» Provided material
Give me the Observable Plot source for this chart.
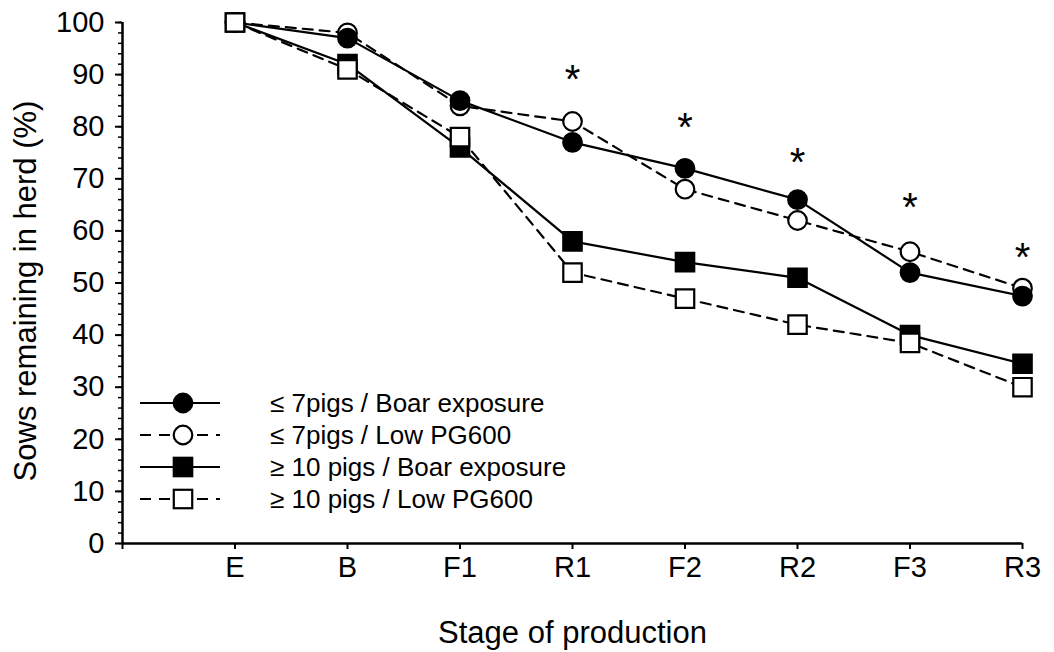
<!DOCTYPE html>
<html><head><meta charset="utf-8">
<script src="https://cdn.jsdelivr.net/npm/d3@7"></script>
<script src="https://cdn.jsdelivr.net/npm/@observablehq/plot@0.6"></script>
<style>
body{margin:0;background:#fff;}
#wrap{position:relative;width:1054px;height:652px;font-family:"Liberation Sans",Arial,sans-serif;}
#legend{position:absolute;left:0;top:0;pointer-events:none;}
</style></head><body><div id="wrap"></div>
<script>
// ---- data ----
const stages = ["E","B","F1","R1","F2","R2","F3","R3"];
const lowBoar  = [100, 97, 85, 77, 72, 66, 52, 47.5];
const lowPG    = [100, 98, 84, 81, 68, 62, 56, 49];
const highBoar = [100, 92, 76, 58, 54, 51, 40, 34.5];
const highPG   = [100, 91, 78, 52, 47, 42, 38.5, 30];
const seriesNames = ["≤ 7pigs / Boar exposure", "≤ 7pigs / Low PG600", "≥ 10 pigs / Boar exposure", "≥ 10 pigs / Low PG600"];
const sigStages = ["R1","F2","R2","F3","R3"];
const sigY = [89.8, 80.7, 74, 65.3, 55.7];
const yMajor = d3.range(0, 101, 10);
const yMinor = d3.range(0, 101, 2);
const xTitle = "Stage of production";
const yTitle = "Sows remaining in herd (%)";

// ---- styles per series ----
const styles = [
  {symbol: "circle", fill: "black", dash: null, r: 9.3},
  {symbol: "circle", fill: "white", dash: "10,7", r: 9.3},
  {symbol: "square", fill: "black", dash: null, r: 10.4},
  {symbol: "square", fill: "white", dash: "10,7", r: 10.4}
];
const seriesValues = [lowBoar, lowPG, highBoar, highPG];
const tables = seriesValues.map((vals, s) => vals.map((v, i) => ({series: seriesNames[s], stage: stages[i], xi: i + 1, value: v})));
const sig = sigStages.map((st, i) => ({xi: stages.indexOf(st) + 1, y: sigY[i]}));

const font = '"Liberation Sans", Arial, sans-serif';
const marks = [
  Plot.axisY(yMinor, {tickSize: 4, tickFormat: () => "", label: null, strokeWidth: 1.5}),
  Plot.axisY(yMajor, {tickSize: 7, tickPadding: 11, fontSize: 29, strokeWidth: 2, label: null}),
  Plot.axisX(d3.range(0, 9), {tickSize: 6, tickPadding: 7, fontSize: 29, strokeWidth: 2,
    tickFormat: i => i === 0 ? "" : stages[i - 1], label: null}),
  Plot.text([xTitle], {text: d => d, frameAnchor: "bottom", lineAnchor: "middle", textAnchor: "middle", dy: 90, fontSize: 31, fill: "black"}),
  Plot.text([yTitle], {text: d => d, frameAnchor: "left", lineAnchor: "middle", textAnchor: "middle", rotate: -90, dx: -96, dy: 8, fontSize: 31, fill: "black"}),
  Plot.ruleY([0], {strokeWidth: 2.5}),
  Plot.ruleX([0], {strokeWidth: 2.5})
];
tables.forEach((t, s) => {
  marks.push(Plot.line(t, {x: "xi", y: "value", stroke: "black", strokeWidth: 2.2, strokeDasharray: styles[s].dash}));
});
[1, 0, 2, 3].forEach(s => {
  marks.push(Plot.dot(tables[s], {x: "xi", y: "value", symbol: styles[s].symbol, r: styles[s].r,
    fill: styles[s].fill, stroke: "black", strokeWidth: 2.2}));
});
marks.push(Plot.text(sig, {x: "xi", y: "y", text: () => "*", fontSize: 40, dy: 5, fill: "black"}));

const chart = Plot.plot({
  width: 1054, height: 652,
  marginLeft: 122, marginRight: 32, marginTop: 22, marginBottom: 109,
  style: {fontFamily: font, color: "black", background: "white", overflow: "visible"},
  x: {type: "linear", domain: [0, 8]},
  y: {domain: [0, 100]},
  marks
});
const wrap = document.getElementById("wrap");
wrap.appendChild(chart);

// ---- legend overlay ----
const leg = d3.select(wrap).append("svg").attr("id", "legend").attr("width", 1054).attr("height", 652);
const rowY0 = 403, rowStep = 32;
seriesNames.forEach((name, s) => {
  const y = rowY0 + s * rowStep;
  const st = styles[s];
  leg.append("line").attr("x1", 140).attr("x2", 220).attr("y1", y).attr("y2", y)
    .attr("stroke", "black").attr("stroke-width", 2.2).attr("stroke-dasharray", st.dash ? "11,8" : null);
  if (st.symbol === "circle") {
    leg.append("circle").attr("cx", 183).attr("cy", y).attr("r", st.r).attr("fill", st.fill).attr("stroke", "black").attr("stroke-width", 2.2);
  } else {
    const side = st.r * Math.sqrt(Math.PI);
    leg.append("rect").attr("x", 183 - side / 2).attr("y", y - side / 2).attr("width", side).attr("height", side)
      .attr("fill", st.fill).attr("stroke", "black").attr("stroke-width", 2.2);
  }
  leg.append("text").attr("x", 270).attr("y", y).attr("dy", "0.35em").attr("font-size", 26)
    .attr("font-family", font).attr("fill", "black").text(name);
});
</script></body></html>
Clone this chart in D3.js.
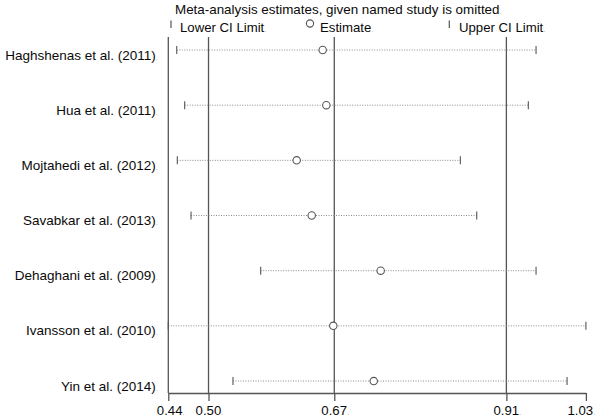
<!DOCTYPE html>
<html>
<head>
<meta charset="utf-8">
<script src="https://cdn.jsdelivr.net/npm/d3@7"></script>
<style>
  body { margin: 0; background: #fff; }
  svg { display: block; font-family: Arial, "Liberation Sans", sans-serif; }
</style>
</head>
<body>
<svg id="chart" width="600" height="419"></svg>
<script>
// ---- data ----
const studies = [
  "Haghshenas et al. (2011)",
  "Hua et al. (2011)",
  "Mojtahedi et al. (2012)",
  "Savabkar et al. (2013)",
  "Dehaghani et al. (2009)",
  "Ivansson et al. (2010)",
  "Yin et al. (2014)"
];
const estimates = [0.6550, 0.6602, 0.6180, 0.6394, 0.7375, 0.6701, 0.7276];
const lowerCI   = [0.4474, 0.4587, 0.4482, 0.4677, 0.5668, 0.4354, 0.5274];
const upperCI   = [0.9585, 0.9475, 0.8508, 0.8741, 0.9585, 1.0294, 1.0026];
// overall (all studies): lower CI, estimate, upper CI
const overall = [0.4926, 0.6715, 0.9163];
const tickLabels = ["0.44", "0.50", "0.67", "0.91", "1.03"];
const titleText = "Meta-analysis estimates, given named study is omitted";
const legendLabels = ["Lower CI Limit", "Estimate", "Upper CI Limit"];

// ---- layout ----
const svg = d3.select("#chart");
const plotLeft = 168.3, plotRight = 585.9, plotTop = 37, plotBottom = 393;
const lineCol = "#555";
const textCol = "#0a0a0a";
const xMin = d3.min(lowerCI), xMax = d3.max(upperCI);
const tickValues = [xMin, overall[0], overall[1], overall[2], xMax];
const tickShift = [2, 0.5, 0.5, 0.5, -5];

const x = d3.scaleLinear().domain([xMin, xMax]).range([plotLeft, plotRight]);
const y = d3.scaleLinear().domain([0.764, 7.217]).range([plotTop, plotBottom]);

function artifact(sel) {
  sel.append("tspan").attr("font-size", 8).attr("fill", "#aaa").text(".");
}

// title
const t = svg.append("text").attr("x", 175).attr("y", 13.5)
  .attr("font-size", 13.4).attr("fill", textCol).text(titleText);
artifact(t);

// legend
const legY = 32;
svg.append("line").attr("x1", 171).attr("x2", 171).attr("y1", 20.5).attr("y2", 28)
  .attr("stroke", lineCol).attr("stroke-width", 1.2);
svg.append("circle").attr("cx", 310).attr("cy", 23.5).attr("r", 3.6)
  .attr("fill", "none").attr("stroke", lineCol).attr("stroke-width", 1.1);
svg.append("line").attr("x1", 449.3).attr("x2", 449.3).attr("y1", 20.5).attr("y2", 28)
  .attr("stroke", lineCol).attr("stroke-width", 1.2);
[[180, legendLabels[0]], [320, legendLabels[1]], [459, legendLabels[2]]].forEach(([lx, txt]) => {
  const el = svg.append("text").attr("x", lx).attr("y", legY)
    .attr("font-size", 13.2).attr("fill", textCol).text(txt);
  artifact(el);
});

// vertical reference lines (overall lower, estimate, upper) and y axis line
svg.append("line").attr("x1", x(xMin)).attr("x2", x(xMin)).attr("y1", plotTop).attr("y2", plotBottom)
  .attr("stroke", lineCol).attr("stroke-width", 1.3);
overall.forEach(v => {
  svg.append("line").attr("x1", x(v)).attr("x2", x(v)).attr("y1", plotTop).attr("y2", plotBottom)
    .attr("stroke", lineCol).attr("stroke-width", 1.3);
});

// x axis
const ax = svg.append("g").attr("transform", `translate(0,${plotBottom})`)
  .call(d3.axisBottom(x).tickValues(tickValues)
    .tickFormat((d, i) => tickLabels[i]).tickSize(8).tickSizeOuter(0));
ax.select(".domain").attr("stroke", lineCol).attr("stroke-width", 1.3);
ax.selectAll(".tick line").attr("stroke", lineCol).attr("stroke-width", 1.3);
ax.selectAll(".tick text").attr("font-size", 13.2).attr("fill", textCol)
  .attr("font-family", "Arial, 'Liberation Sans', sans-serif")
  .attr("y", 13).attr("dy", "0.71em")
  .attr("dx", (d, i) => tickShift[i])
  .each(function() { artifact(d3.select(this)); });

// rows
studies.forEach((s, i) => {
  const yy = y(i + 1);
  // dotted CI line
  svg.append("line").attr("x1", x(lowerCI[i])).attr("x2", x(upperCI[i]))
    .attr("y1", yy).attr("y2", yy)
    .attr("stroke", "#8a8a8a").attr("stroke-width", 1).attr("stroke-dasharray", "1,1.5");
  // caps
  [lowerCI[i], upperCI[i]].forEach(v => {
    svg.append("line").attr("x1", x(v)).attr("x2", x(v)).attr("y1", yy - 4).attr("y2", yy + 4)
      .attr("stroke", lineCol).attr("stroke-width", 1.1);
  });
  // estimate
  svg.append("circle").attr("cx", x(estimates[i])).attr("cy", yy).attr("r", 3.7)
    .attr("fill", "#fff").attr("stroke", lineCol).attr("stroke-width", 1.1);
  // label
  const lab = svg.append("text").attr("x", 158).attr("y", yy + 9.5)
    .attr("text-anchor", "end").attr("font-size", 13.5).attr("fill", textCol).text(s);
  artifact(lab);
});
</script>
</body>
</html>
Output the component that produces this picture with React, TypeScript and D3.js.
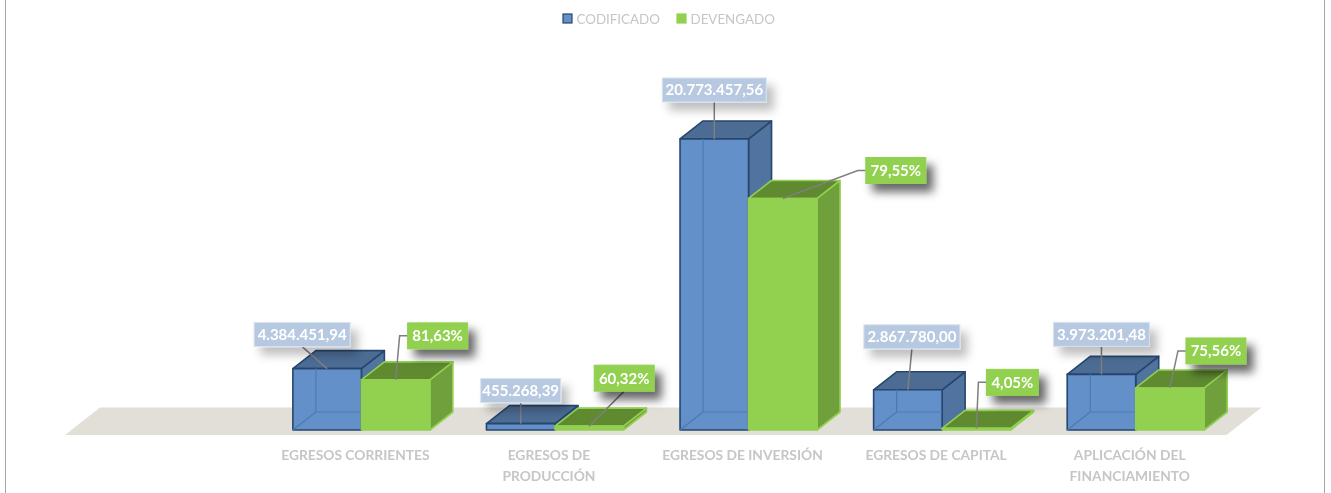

» Your goal
Return each line in the records that holds the string "this".

» Answer in full
Give me the Observable Plot source for this chart.
Clone this chart in D3.js.
  .each(function() { artifact(d3.select(this)); });
Output the component that produces this picture with React, TypeScript and D3.js.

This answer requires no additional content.